The scene for the recall was set last fall when the three conservative board members—Ken Witt, Julie Williams, and John Newkirk—attempted to "review" the AP U.S. History curriculum, with a view toward emphasizing patriotism and the positive aspects of U.S. history, while downplaying social strife.
That proposal prompted days of student walk-outs that thrust the district into the national spotlight. Teachers also staged "sick-outs."
But the AP History flap seemed to be the boiling point for those who had complained that the three board members, who were elected in 2013, had violated state law by holding secret meetings. Recall organizers take issue with the new superintendent's salary, which is higher than his predecessor's, and they also argue that teacher turnover has increased under the new board.
Witt, Williams, and Newkirk have denied holding secret meetings. They say that the superintendent, Dan McMinimee, is being paid in line with what others in similarly-sized districts are making. They point to the change in how local school funds are distributed, giving the same amount of money to charter schools as traditional public schools. They also want to expand school choice.

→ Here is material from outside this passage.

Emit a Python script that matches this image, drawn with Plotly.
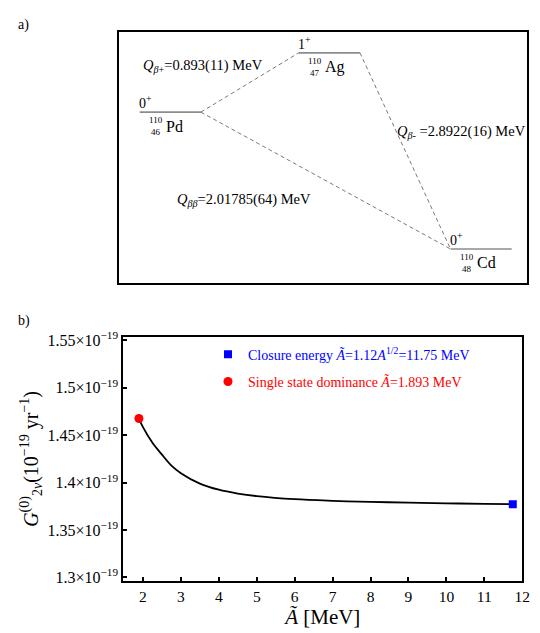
import plotly.graph_objects as go

# ---------------- data ----------------
# b) phase-space factor vs. closure energy
A_tilde = [1.893, 2.0, 2.25, 2.5, 2.75, 3.0, 3.5, 4.0, 4.5, 5.0, 6.0, 7.0, 8.0, 9.0, 10.0, 11.0, 11.75]
G2nu = [1.4676, 1.4585, 1.4420, 1.4295, 1.4180, 1.4100, 1.3990, 1.3925, 1.3885, 1.3858,
        1.3825, 1.3808, 1.3797, 1.3789, 1.3782, 1.3776, 1.3772]  # units of 1e-19 yr^-1
closure_A = [11.75]
closure_G = [1.3772]
ssd_A = [1.893]
ssd_G = [1.4676]
x_ticks = [2, 3, 4, 5, 6, 7, 8, 9, 10, 11, 12]
y_ticks = [1.30, 1.35, 1.40, 1.45, 1.50, 1.55]
y_ticktext = ["1.3×10<sup>−19</sup>", "1.35×10<sup>−19</sup>", "1.4×10<sup>−19</sup>",
              "1.45×10<sup>−19</sup>", "1.5×10<sup>−19</sup>", "1.55×10<sup>−19</sup>"]

# a) level scheme (energies in MeV relative to 110Cd ground state)
nuclei = ["Pd", "Ag", "Cd"]
Z = [46, 47, 48]
mass = 110
spins = ["0<sup>+</sup>", "1<sup>+</sup>", "0<sup>+</sup>"]
level_E = [2.01785, 2.8922, 0.0]
level_left = [5.0, 44.0, 81.2]   # diagram column (0..100)
level_width = 15.0
q_labels = ["<i>Q</i><sub><i>β</i>+</sub>=0.893(11) MeV",
            "<i>Q</i><sub><i>β</i>-</sub> =2.8922(16) MeV",
            "<i>Q</i><sub><i>ββ</i></sub>=2.01785(64) MeV"]
transitions = [(0, 1), (1, 2), (0, 2)]

FONT = "Liberation Serif, Times New Roman, serif"
W, H = 540, 633

fig = go.Figure()

# ---- panel a: level lines ----
for i in range(3):
    fig.add_trace(go.Scatter(
        x=[level_left[i], level_left[i] + level_width], y=[level_E[i], level_E[i]],
        xaxis="x2", yaxis="y2", mode="lines",
        line=dict(color="#8c8c8c", width=1.6), showlegend=False, hoverinfo="skip"))
for a, b in transitions:
    fig.add_trace(go.Scatter(
        x=[level_left[a] + level_width, level_left[b]], y=[level_E[a], level_E[b]],
        xaxis="x2", yaxis="y2", mode="lines",
        line=dict(color="#6a6a6a", width=0.9, dash="4px,3px"), showlegend=False, hoverinfo="skip"))

# ---- panel b ----
fig.add_trace(go.Scatter(x=A_tilde, y=G2nu, mode="lines", line=dict(color="black", width=1.8, shape="spline"),
                         showlegend=False))
fig.add_trace(go.Scatter(x=closure_A, y=closure_G, mode="markers",
                         marker=dict(symbol="square", color="blue", size=8),
                         name='<span style="color:blue">Closure energy <i>A\u0303</i>=1.12<i>A</i><sup>1/2</sup>=11.75 MeV</span>',
                         legendgroup="g1"))
fig.add_trace(go.Scatter(x=ssd_A, y=ssd_G, mode="markers",
                         marker=dict(symbol="circle", color="red", size=9),
                         name='<span style="color:red">Single state dominance <i>A\u0303</i>=1.893 MeV</span>',
                         legendgroup="g2"))

annotations = []
# level annotations
for i in range(3):
    annotations.append(dict(x=level_left[i], y=level_E[i], xref="x2", yref="y2", text=spins[i],
                            showarrow=False, xanchor="left", yanchor="bottom", xshift=-3, yshift=-1,
                            font=dict(size=14, family=FONT, color="black")))
    annotations.append(dict(x=level_left[i], y=level_E[i], xref="x2", yref="y2", text=str(mass),
                            showarrow=False, xanchor="center", yanchor="middle", xshift=16, yshift=-8,
                            font=dict(size=9, family=FONT, color="black")))
    annotations.append(dict(x=level_left[i], y=level_E[i], xref="x2", yref="y2", text=str(Z[i]),
                            showarrow=False, xanchor="center", yanchor="middle", xshift=16, yshift=-20,
                            font=dict(size=9, family=FONT, color="black")))
    annotations.append(dict(x=level_left[i], y=level_E[i], xref="x2", yref="y2", text=nuclei[i],
                            showarrow=False, xanchor="left", yanchor="middle", xshift=24, yshift=-14,
                            font=dict(size=16, family=FONT, color="black")))
# Q-value labels (placed near their transitions)
q_pos = [(20.5, 2.70), (84.0, 1.72), (30.5, 0.72)]
for (qx, qy), txt in zip(q_pos, q_labels):
    annotations.append(dict(x=qx, y=qy, xref="x2", yref="y2", text=txt, showarrow=False,
                            xanchor="center", yanchor="middle",
                            font=dict(size=14.5, family=FONT, color="black")))
annotations.append(dict(x=8 / W, y=1 - 10 / H, xref="paper", yref="paper", text="a)", showarrow=False,
                        xanchor="left", yanchor="middle", font=dict(size=14, family=FONT, color="black")))
annotations.append(dict(x=8 / W, y=1 - 312 / H, xref="paper", yref="paper", text="b)", showarrow=False,
                        xanchor="left", yanchor="middle", font=dict(size=14, family=FONT, color="black")))

fig.update_layout(
    width=W, height=H,
    margin=dict(l=0, r=0, t=0, b=0),
    paper_bgcolor="white", plot_bgcolor="white",
    font=dict(family=FONT, size=14, color="black"),
    xaxis=dict(domain=[117 / W, 522 / W], range=[1.48, 12.0], tickvals=x_ticks,
               ticks="inside", ticklen=4, tickwidth=1.5, tickcolor="black",
               showline=True, linecolor="black", linewidth=2, mirror=True,
               showgrid=False, zeroline=False, tickfont=dict(size=15.5),
               title=dict(text="<i>A\u0303</i> [MeV]", font=dict(size=21), standoff=4)),
    yaxis=dict(domain=[1 - 577 / H, 1 - 328 / H], range=[1.2962, 1.5538], tickvals=y_ticks,
               ticktext=y_ticktext, ticks="inside", ticklen=4, tickwidth=1.5, tickcolor="black",
               showline=True, linecolor="black", linewidth=2, mirror=True,
               showgrid=False, zeroline=False, tickfont=dict(size=16),
               title=dict(text="<i>G</i><sup>(0)</sup><sub>2<i>ν</i></sub>(10<sup>−19</sup> yr<sup>−1</sup>)",
                          font=dict(size=20), standoff=4)),
    xaxis2=dict(domain=[113 / W, 527 / W], range=[0, 100], anchor="y2",
                showline=True, linecolor="black", linewidth=2, mirror=True,
                showticklabels=False, ticks="", showgrid=False, zeroline=False, fixedrange=True),
    yaxis2=dict(domain=[1 - 273 / H, 1 - 17 / H], range=[-0.499, 3.204], anchor="x2",
                showline=True, linecolor="black", linewidth=2, mirror=True,
                showticklabels=False, ticks="", showgrid=False, zeroline=False, fixedrange=True),
    legend=dict(x=203 / W, y=1 - 330 / H, xanchor="left", yanchor="top",
                bgcolor="rgba(0,0,0,0)", font=dict(size=14), tracegroupgap=6,
                itemwidth=30),
    annotations=annotations,
)

fig.write_html("out.html")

According to the Associated Press, groups against the recall have spent more than $186,000, while those in favor of the recall, including teachers' unions, have spent more than $277,000. The AP cited Colorado Ethics Watch for the numbers.
While they don't garner huge headlines (think of the effort to recall Wisconsin Gov. Scott Walker in 2012), school board recalls are not that uncommon.
In a blog post Monday, Joshua Spivak, a senior fellow at the Hugh L. Carey Institute for Government Reform at Wagner College in Staten Island, N. Y., wrote that since 2012, there have been 307 attempted school board recalls. Twenty-four officials have been "kicked out" as a result, 21 officials resigned, and 13 survived, he wrote on his blog, The Recall Elections Blog.
Jeffco school board members are not the only ones fighting for their jobs because of recall efforts, either. Board members in Selma, Calif., Golden Plains, Calif., and Caldwell, Idaho, are also facing the music tomorrow. Another recall is scheduled for Lucerne, Calif., next year, he wrote.